■ The request ■
Gather the lines below that include the string "this", copying each in full.

■ Dataset content ■
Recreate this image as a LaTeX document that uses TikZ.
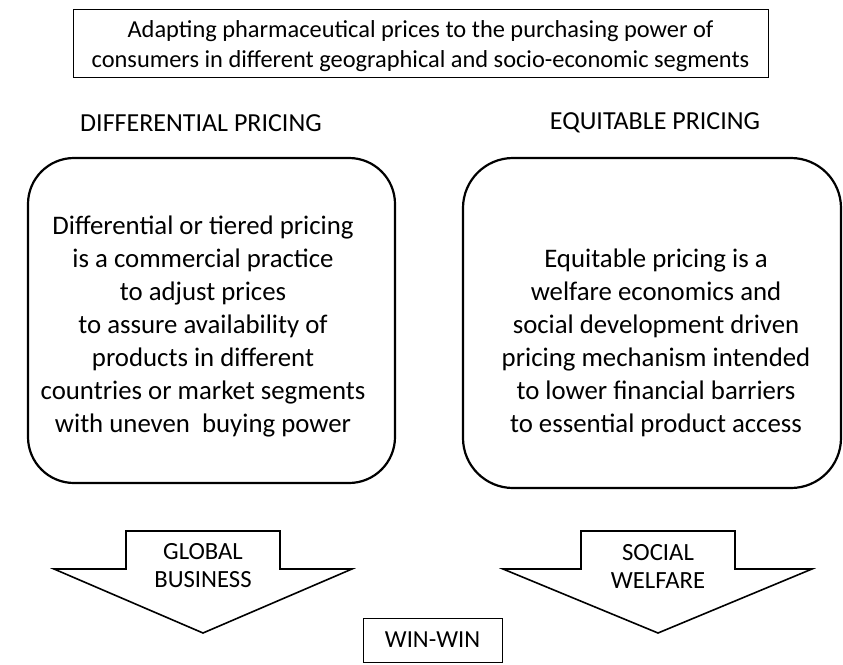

==

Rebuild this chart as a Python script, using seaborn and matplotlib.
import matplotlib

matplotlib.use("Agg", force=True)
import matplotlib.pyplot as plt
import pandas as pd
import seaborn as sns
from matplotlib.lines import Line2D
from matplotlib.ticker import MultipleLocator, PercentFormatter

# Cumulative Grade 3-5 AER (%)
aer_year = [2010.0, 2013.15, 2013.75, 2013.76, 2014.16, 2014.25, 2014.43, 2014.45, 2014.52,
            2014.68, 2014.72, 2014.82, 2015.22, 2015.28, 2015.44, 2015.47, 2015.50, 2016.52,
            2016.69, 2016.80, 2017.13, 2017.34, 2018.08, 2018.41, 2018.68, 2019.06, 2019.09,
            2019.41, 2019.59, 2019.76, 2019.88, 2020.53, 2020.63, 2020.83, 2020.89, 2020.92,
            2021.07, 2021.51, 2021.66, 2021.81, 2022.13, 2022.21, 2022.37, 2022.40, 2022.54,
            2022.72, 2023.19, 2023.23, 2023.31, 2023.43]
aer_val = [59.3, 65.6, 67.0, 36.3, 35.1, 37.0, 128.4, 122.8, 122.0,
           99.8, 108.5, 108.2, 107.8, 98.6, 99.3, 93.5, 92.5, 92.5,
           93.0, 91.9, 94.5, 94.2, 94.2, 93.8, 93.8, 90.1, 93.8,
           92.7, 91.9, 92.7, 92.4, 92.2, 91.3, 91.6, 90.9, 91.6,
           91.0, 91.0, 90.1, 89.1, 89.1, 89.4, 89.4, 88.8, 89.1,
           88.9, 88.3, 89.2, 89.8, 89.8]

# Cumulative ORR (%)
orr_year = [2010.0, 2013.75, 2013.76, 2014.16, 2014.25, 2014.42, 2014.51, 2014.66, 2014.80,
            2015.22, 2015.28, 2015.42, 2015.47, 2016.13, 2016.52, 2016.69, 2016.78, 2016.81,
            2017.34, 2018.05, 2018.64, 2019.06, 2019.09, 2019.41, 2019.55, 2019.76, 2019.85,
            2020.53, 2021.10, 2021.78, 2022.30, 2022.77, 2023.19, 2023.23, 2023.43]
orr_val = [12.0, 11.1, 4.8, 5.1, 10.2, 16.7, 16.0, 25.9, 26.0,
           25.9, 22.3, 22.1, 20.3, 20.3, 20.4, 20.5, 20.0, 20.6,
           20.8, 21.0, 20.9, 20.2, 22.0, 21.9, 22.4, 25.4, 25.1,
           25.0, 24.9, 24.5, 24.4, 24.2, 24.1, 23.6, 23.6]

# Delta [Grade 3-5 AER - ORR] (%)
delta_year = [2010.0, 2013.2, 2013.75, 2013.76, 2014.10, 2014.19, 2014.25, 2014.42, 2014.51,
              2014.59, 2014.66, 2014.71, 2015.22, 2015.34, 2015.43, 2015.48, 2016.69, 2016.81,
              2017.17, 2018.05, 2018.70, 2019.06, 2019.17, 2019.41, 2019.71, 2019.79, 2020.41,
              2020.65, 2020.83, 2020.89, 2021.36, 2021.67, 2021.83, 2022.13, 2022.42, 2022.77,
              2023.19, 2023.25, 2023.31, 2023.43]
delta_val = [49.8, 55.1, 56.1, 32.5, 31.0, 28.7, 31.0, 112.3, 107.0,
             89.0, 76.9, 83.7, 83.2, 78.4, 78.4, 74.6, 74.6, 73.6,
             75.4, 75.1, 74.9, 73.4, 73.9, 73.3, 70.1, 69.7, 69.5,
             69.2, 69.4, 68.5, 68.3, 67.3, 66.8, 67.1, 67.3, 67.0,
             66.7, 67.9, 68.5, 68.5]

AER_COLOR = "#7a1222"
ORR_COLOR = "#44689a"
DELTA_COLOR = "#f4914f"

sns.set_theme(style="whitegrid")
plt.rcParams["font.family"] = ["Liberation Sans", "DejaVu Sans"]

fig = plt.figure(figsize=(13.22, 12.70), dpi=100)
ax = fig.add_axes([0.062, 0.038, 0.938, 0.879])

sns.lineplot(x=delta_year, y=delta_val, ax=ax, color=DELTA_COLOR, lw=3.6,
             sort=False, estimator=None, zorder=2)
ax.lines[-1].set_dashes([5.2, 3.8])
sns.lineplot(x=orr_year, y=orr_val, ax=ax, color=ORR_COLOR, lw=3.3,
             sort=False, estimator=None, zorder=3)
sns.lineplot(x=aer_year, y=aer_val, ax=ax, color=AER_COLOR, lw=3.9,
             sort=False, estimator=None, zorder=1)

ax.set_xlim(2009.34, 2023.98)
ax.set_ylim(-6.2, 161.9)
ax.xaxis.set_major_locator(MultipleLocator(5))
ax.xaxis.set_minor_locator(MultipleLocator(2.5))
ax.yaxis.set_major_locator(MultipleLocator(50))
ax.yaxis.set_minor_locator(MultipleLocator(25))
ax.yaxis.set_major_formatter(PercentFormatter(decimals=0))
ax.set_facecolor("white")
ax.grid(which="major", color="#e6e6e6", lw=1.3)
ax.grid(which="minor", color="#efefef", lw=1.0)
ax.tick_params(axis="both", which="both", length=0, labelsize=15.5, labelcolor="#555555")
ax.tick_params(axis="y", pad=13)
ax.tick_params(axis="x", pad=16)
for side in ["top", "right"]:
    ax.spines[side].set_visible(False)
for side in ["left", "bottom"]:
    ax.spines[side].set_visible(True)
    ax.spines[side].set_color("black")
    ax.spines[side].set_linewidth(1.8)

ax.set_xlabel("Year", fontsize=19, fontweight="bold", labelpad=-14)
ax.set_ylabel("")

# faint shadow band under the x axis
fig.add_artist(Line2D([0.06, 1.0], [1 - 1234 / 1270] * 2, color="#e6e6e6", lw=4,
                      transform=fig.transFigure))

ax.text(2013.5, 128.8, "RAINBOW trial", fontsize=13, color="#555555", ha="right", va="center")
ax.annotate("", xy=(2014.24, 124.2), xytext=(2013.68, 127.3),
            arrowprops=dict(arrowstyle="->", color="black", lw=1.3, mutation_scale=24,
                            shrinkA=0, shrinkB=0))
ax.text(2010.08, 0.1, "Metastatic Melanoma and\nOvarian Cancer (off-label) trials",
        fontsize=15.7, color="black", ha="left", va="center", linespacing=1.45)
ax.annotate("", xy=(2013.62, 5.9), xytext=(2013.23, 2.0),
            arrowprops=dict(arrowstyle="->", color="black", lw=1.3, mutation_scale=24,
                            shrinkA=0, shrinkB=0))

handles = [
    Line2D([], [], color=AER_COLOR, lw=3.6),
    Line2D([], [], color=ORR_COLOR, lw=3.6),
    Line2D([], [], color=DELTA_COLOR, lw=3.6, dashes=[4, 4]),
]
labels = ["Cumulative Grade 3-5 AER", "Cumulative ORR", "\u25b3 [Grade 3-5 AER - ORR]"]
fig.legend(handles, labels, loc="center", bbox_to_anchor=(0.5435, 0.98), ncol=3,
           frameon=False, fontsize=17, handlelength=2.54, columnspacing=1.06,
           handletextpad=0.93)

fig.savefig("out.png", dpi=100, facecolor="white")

■ Answer below ■
Recreate this image as a LaTeX document that uses TikZ.
Rebuild this chart as a Python script, using seaborn and matplotlib.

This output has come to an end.